WORK TO COMPLETE —
Output the full listing word for word.

>> BEGIN DATA SHOWN

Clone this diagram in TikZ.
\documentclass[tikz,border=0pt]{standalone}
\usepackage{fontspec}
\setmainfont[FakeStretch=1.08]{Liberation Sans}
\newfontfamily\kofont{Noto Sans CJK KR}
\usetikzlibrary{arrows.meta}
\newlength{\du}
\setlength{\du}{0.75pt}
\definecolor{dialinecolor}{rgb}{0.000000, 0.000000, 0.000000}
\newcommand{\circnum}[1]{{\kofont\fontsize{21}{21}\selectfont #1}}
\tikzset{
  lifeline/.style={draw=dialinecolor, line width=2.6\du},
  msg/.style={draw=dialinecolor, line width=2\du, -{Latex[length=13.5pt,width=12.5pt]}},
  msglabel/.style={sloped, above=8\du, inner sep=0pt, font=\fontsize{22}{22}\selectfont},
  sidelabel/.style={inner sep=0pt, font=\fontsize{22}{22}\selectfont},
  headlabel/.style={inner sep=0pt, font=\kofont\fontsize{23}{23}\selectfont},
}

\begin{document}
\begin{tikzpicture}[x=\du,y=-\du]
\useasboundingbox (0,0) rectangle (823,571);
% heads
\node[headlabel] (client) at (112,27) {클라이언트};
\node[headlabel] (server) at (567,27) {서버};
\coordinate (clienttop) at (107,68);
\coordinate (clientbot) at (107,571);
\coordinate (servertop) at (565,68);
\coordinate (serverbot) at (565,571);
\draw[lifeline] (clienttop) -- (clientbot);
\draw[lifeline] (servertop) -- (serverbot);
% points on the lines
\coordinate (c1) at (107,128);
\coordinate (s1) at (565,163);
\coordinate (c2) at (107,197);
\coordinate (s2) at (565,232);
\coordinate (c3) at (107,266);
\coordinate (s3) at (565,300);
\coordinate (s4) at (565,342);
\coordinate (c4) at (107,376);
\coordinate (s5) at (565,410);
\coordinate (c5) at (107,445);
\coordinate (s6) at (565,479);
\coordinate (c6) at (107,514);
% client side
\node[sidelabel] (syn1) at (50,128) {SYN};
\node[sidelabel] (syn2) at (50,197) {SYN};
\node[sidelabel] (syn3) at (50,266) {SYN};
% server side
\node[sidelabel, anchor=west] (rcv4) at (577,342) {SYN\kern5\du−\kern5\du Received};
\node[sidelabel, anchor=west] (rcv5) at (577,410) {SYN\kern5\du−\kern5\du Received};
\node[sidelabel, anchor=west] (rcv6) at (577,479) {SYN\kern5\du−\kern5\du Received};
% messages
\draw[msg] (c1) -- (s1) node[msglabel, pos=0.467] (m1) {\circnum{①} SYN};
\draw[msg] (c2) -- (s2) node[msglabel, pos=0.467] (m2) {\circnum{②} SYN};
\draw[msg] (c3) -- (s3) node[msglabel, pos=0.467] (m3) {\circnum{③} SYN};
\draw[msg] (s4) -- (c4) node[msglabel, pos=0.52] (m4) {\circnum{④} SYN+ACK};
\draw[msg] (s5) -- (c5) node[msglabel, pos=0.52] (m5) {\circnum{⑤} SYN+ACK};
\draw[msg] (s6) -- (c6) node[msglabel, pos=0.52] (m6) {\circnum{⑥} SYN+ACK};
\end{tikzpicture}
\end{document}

>> END DATA SHOWN

COMPLETE OUTPUT —
Clone this diagram in TikZ.
\documentclass[tikz,border=0pt]{standalone}
\usepackage{fontspec}
\setmainfont[FakeStretch=1.08]{Liberation Sans}
\newfontfamily\kofont{Noto Sans CJK KR}
\usetikzlibrary{arrows.meta}
\newlength{\du}
\setlength{\du}{0.75pt}
\definecolor{dialinecolor}{rgb}{0.000000, 0.000000, 0.000000}
\newcommand{\circnum}[1]{{\kofont\fontsize{21}{21}\selectfont #1}}
\tikzset{
  lifeline/.style={draw=dialinecolor, line width=2.6\du},
  msg/.style={draw=dialinecolor, line width=2\du, -{Latex[length=13.5pt,width=12.5pt]}},
  msglabel/.style={sloped, above=8\du, inner sep=0pt, font=\fontsize{22}{22}\selectfont},
  sidelabel/.style={inner sep=0pt, font=\fontsize{22}{22}\selectfont},
  headlabel/.style={inner sep=0pt, font=\kofont\fontsize{23}{23}\selectfont},
}

\begin{document}
\begin{tikzpicture}[x=\du,y=-\du]
\useasboundingbox (0,0) rectangle (823,571);
% heads
\node[headlabel] (client) at (112,27) {클라이언트};
\node[headlabel] (server) at (567,27) {서버};
\coordinate (clienttop) at (107,68);
\coordinate (clientbot) at (107,571);
\coordinate (servertop) at (565,68);
\coordinate (serverbot) at (565,571);
\draw[lifeline] (clienttop) -- (clientbot);
\draw[lifeline] (servertop) -- (serverbot);
% points on the lines
\coordinate (c1) at (107,128);
\coordinate (s1) at (565,163);
\coordinate (c2) at (107,197);
\coordinate (s2) at (565,232);
\coordinate (c3) at (107,266);
\coordinate (s3) at (565,300);
\coordinate (s4) at (565,342);
\coordinate (c4) at (107,376);
\coordinate (s5) at (565,410);
\coordinate (c5) at (107,445);
\coordinate (s6) at (565,479);
\coordinate (c6) at (107,514);
% client side
\node[sidelabel] (syn1) at (50,128) {SYN};
\node[sidelabel] (syn2) at (50,197) {SYN};
\node[sidelabel] (syn3) at (50,266) {SYN};
% server side
\node[sidelabel, anchor=west] (rcv4) at (577,342) {SYN\kern5\du−\kern5\du Received};
\node[sidelabel, anchor=west] (rcv5) at (577,410) {SYN\kern5\du−\kern5\du Received};
\node[sidelabel, anchor=west] (rcv6) at (577,479) {SYN\kern5\du−\kern5\du Received};
% messages
\draw[msg] (c1) -- (s1) node[msglabel, pos=0.467] (m1) {\circnum{①} SYN};
\draw[msg] (c2) -- (s2) node[msglabel, pos=0.467] (m2) {\circnum{②} SYN};
\draw[msg] (c3) -- (s3) node[msglabel, pos=0.467] (m3) {\circnum{③} SYN};
\draw[msg] (s4) -- (c4) node[msglabel, pos=0.52] (m4) {\circnum{④} SYN+ACK};
\draw[msg] (s5) -- (c5) node[msglabel, pos=0.52] (m5) {\circnum{⑤} SYN+ACK};
\draw[msg] (s6) -- (c6) node[msglabel, pos=0.52] (m6) {\circnum{⑥} SYN+ACK};
\end{tikzpicture}
\end{document}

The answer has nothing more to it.